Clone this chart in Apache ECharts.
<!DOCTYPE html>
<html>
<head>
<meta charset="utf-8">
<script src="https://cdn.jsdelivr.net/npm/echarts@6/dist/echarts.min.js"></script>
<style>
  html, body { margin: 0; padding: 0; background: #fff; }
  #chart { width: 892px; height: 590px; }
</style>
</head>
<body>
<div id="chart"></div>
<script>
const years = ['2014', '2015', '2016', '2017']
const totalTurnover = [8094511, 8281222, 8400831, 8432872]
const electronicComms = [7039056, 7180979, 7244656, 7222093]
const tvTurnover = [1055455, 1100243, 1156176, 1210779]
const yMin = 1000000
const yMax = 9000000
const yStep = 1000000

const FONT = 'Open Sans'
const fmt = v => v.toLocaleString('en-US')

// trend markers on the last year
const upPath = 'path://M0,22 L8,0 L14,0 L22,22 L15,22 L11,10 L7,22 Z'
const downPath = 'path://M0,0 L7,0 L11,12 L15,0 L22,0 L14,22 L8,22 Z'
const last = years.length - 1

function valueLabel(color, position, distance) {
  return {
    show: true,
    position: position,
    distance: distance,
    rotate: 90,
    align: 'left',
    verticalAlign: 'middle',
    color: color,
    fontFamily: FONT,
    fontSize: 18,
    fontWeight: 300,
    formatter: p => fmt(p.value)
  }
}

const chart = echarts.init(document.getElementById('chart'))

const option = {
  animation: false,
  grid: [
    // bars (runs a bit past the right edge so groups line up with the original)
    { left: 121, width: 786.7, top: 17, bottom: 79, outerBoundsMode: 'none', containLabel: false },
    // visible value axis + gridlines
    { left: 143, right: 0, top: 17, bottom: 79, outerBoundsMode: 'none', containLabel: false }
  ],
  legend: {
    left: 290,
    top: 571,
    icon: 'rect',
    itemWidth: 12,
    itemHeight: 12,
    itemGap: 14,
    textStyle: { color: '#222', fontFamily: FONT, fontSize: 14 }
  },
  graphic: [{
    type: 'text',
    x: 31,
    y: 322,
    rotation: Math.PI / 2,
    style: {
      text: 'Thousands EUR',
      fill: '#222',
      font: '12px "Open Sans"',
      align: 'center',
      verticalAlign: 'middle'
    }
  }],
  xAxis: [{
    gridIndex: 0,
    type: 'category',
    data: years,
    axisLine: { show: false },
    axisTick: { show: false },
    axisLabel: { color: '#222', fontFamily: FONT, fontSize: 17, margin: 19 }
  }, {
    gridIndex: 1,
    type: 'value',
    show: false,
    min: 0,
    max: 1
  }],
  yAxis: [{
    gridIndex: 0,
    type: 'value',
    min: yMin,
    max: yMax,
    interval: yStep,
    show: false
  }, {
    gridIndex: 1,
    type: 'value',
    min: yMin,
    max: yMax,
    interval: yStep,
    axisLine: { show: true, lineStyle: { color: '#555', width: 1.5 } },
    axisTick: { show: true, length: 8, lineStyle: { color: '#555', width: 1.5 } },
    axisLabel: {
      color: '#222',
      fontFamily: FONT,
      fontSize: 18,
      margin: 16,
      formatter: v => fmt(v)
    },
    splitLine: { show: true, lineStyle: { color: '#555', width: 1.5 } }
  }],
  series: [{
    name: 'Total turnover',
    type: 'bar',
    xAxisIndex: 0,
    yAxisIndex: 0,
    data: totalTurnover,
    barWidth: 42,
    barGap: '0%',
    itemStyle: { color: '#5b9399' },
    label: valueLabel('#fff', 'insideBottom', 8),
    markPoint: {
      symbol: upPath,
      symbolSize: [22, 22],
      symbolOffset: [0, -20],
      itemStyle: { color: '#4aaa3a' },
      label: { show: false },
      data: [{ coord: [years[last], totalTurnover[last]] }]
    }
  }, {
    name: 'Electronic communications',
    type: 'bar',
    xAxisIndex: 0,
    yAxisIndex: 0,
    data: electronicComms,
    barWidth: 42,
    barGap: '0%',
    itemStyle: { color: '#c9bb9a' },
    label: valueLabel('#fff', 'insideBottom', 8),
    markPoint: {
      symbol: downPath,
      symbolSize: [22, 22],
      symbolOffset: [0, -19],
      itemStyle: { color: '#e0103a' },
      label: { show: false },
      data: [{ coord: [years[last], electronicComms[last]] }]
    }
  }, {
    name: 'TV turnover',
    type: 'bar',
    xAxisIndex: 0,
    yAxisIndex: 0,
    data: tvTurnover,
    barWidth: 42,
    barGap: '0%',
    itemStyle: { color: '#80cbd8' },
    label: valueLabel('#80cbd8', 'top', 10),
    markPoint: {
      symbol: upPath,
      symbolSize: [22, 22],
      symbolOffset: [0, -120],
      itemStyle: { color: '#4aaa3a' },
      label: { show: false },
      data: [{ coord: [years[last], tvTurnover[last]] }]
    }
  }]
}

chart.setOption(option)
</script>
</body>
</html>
━━━━
Task instructions:
Set down the listing above in full, please, exactly as it appears.

Exercise solution:
Clone this chart in Apache ECharts.
<!DOCTYPE html>
<html>
<head>
<meta charset="utf-8">
<script src="https://cdn.jsdelivr.net/npm/echarts@6/dist/echarts.min.js"></script>
<style>
  html, body { margin: 0; padding: 0; background: #fff; }
  #chart { width: 892px; height: 590px; }
</style>
</head>
<body>
<div id="chart"></div>
<script>
const years = ['2014', '2015', '2016', '2017']
const totalTurnover = [8094511, 8281222, 8400831, 8432872]
const electronicComms = [7039056, 7180979, 7244656, 7222093]
const tvTurnover = [1055455, 1100243, 1156176, 1210779]
const yMin = 1000000
const yMax = 9000000
const yStep = 1000000

const FONT = 'Open Sans'
const fmt = v => v.toLocaleString('en-US')

// trend markers on the last year
const upPath = 'path://M0,22 L8,0 L14,0 L22,22 L15,22 L11,10 L7,22 Z'
const downPath = 'path://M0,0 L7,0 L11,12 L15,0 L22,0 L14,22 L8,22 Z'
const last = years.length - 1

function valueLabel(color, position, distance) {
  return {
    show: true,
    position: position,
    distance: distance,
    rotate: 90,
    align: 'left',
    verticalAlign: 'middle',
    color: color,
    fontFamily: FONT,
    fontSize: 18,
    fontWeight: 300,
    formatter: p => fmt(p.value)
  }
}

const chart = echarts.init(document.getElementById('chart'))

const option = {
  animation: false,
  grid: [
    // bars (runs a bit past the right edge so groups line up with the original)
    { left: 121, width: 786.7, top: 17, bottom: 79, outerBoundsMode: 'none', containLabel: false },
    // visible value axis + gridlines
    { left: 143, right: 0, top: 17, bottom: 79, outerBoundsMode: 'none', containLabel: false }
  ],
  legend: {
    left: 290,
    top: 571,
    icon: 'rect',
    itemWidth: 12,
    itemHeight: 12,
    itemGap: 14,
    textStyle: { color: '#222', fontFamily: FONT, fontSize: 14 }
  },
  graphic: [{
    type: 'text',
    x: 31,
    y: 322,
    rotation: Math.PI / 2,
    style: {
      text: 'Thousands EUR',
      fill: '#222',
      font: '12px "Open Sans"',
      align: 'center',
      verticalAlign: 'middle'
    }
  }],
  xAxis: [{
    gridIndex: 0,
    type: 'category',
    data: years,
    axisLine: { show: false },
    axisTick: { show: false },
    axisLabel: { color: '#222', fontFamily: FONT, fontSize: 17, margin: 19 }
  }, {
    gridIndex: 1,
    type: 'value',
    show: false,
    min: 0,
    max: 1
  }],
  yAxis: [{
    gridIndex: 0,
    type: 'value',
    min: yMin,
    max: yMax,
    interval: yStep,
    show: false
  }, {
    gridIndex: 1,
    type: 'value',
    min: yMin,
    max: yMax,
    interval: yStep,
    axisLine: { show: true, lineStyle: { color: '#555', width: 1.5 } },
    axisTick: { show: true, length: 8, lineStyle: { color: '#555', width: 1.5 } },
    axisLabel: {
      color: '#222',
      fontFamily: FONT,
      fontSize: 18,
      margin: 16,
      formatter: v => fmt(v)
    },
    splitLine: { show: true, lineStyle: { color: '#555', width: 1.5 } }
  }],
  series: [{
    name: 'Total turnover',
    type: 'bar',
    xAxisIndex: 0,
    yAxisIndex: 0,
    data: totalTurnover,
    barWidth: 42,
    barGap: '0%',
    itemStyle: { color: '#5b9399' },
    label: valueLabel('#fff', 'insideBottom', 8),
    markPoint: {
      symbol: upPath,
      symbolSize: [22, 22],
      symbolOffset: [0, -20],
      itemStyle: { color: '#4aaa3a' },
      label: { show: false },
      data: [{ coord: [years[last], totalTurnover[last]] }]
    }
  }, {
    name: 'Electronic communications',
    type: 'bar',
    xAxisIndex: 0,
    yAxisIndex: 0,
    data: electronicComms,
    barWidth: 42,
    barGap: '0%',
    itemStyle: { color: '#c9bb9a' },
    label: valueLabel('#fff', 'insideBottom', 8),
    markPoint: {
      symbol: downPath,
      symbolSize: [22, 22],
      symbolOffset: [0, -19],
      itemStyle: { color: '#e0103a' },
      label: { show: false },
      data: [{ coord: [years[last], electronicComms[last]] }]
    }
  }, {
    name: 'TV turnover',
    type: 'bar',
    xAxisIndex: 0,
    yAxisIndex: 0,
    data: tvTurnover,
    barWidth: 42,
    barGap: '0%',
    itemStyle: { color: '#80cbd8' },
    label: valueLabel('#80cbd8', 'top', 10),
    markPoint: {
      symbol: upPath,
      symbolSize: [22, 22],
      symbolOffset: [0, -120],
      itemStyle: { color: '#4aaa3a' },
      label: { show: false },
      data: [{ coord: [years[last], tvTurnover[last]] }]
    }
  }]
}

chart.setOption(option)
</script>
</body>
</html>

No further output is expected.